RUN npm run build                   # compile TypeScript, bundle, etc.

# Stage 2: Production
FROM node:20-alpine
WORKDIR /app
COPY package.json package-lock.json ./
RUN npm ci --only=production        # only production deps
COPY --from=builder /app/dist ./dist # copy built files from stage 1

EXPOSE 3000
CMD ["node", "dist/server.js"]

The final image only has production dependencies and the compiled output. No TypeScript compiler, no dev tools, no source code. This can cut image size by 50-80%.

The .dockerignore File

Just like .gitignore keeps files out of git, .dockerignore keeps files out of the Docker build context. Without it, COPY . . sends everything to the Docker daemon — including node_modules, .git, .env, and other junk.

# .dockerignore
node_modules          # we install fresh inside the container
.git                  # no need for git history
.env                  # never bake secrets into images
.env.*                # environment-specific files
dist                  # we build fresh inside the container
*.md                  # docs don't belong in the image
.DS_Store             # macOS junk

This makes builds faster (smaller context to send) and more secure (no secrets in the image).

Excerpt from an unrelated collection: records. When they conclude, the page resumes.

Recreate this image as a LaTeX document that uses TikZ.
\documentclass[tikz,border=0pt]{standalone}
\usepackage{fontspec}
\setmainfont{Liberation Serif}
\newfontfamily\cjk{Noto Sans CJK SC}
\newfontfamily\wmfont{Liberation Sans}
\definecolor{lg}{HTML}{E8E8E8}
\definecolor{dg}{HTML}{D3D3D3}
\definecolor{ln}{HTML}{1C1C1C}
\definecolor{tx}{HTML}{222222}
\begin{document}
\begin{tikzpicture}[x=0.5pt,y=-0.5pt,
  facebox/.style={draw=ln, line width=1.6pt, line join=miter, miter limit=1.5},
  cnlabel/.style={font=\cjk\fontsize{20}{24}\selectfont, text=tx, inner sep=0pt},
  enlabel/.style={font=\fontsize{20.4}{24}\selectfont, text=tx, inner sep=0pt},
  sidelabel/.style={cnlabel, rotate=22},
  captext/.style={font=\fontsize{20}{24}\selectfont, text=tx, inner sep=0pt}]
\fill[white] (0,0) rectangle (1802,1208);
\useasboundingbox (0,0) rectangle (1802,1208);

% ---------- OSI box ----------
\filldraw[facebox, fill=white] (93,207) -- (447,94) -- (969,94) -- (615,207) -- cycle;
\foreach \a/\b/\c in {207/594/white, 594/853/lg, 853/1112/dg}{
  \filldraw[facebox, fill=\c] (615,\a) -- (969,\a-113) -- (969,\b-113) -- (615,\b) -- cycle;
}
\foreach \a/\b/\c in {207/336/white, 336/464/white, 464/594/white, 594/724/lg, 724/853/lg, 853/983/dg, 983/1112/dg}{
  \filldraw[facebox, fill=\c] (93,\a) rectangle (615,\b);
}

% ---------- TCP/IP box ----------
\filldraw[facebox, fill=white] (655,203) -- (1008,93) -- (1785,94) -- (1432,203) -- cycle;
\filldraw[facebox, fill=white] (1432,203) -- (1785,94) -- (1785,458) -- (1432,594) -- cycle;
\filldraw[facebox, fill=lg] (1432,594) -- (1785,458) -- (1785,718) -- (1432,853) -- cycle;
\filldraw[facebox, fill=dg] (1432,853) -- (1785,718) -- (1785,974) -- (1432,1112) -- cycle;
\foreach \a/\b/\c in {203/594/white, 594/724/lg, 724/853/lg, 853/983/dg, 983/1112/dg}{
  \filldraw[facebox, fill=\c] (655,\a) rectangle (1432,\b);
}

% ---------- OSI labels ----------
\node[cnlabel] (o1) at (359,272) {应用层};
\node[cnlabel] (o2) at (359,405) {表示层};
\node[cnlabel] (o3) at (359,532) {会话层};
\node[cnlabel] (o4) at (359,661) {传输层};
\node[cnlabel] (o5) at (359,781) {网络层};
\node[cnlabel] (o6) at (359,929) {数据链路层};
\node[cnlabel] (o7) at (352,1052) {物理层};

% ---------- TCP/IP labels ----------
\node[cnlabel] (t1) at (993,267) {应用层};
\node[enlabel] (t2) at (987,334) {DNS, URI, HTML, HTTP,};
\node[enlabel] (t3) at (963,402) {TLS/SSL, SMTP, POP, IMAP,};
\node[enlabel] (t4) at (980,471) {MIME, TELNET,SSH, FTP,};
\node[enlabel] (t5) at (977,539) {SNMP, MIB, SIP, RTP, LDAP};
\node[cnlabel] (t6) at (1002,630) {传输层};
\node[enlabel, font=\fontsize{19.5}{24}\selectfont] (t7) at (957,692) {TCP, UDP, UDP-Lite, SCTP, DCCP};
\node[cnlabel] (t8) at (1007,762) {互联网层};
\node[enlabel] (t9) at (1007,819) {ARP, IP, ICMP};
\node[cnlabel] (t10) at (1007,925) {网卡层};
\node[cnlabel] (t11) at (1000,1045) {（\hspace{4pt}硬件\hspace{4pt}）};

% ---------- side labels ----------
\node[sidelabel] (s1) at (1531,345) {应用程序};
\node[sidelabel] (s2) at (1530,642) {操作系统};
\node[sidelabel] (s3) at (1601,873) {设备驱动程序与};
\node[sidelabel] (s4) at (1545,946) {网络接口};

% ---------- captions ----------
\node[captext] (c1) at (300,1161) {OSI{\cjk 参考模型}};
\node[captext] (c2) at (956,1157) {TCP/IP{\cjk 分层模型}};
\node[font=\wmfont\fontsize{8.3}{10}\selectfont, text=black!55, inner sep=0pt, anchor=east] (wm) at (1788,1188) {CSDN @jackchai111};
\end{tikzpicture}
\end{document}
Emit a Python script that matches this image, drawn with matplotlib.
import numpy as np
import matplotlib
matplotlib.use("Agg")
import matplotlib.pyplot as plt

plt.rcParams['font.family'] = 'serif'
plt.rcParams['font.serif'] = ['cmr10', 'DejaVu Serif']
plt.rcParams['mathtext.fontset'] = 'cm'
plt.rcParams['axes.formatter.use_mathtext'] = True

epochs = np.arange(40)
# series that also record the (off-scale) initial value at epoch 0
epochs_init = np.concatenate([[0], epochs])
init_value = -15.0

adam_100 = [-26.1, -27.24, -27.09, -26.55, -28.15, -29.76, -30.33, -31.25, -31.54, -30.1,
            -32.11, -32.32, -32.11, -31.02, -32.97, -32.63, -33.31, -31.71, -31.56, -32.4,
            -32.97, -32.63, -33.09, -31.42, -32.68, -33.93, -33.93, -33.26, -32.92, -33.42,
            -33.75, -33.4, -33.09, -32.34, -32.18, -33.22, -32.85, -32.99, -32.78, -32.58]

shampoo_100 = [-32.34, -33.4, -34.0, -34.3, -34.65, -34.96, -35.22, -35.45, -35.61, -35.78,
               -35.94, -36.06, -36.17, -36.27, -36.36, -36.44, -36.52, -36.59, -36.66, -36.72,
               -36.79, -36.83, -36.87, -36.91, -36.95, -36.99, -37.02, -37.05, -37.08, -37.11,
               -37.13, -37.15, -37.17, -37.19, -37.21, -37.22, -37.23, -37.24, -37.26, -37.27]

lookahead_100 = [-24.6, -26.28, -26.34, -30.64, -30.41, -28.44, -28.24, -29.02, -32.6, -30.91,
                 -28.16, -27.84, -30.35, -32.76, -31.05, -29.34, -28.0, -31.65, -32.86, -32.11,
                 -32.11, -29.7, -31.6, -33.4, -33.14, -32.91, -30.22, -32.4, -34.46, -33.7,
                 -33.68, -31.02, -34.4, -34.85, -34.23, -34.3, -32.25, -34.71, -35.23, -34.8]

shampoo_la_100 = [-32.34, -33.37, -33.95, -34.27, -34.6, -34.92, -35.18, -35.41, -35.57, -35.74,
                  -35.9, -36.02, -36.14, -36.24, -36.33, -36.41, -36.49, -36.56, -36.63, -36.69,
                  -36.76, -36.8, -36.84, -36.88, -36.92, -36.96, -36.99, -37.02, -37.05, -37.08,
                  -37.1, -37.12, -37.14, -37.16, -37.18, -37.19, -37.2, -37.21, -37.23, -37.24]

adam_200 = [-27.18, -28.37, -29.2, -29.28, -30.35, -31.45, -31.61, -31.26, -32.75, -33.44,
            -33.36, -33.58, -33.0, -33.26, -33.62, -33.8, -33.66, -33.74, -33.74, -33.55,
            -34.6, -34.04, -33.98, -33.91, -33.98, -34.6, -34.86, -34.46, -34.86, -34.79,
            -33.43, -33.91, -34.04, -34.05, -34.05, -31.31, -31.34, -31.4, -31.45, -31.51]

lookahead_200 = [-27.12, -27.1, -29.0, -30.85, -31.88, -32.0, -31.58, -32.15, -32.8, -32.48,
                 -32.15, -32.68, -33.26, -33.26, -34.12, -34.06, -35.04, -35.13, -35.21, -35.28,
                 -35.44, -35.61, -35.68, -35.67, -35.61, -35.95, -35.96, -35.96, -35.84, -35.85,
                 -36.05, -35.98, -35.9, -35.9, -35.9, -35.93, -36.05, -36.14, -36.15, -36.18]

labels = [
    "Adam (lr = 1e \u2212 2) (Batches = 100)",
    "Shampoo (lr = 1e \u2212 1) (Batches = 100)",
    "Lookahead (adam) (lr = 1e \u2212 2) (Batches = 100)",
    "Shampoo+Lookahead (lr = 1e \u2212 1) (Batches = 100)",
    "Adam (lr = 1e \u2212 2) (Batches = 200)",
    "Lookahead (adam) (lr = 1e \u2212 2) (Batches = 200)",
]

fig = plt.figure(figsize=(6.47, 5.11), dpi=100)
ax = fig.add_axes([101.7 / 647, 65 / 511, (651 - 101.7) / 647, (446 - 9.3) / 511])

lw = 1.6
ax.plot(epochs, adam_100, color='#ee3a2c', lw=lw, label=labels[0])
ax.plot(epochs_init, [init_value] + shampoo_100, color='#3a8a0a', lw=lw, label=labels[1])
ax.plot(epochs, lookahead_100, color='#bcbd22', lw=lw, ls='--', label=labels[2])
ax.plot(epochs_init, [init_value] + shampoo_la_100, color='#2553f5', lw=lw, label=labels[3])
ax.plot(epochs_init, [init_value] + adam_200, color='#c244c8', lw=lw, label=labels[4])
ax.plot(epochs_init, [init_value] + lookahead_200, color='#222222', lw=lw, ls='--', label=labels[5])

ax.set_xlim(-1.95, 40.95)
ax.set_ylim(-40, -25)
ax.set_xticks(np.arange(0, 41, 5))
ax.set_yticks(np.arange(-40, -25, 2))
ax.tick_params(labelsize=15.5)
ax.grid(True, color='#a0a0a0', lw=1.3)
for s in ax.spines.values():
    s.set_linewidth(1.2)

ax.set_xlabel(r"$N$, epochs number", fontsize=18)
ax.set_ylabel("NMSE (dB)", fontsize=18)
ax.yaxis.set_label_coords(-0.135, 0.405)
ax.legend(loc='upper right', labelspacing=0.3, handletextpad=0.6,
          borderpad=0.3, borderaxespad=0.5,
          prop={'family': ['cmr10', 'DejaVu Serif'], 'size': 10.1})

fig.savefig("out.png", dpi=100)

Image Size Optimization Tips

A few quick wins for smaller images:

  • Use Alpine-based imagesnode:20-alpine is ~50MB vs node:20 at ~350MB
  • Multi-stage builds — only ship what the app needs to run
  • Combine RUN commands — each RUN creates a layer. Combine related commands with &&
  • Clean up in the same layerRUN apt-get install -y curl && apt-get clean && rm -rf /var/lib/apt/lists/*
  • Use .dockerignore — keep unnecessary files out of the build context
# Bad — 3 layers for related operations
RUN apt-get update
RUN apt-get install -y curl
RUN apt-get clean

# Good — 1 layer, cleaned up
RUN apt-get update && \
    apt-get install -y curl && \
    apt-get clean && \
    rm -rf /var/lib/apt/lists/*

In simple language, a Dockerfile is a recipe that builds our app into a portable image — and the order of instructions matters because Docker caches each layer to speed up rebuilds.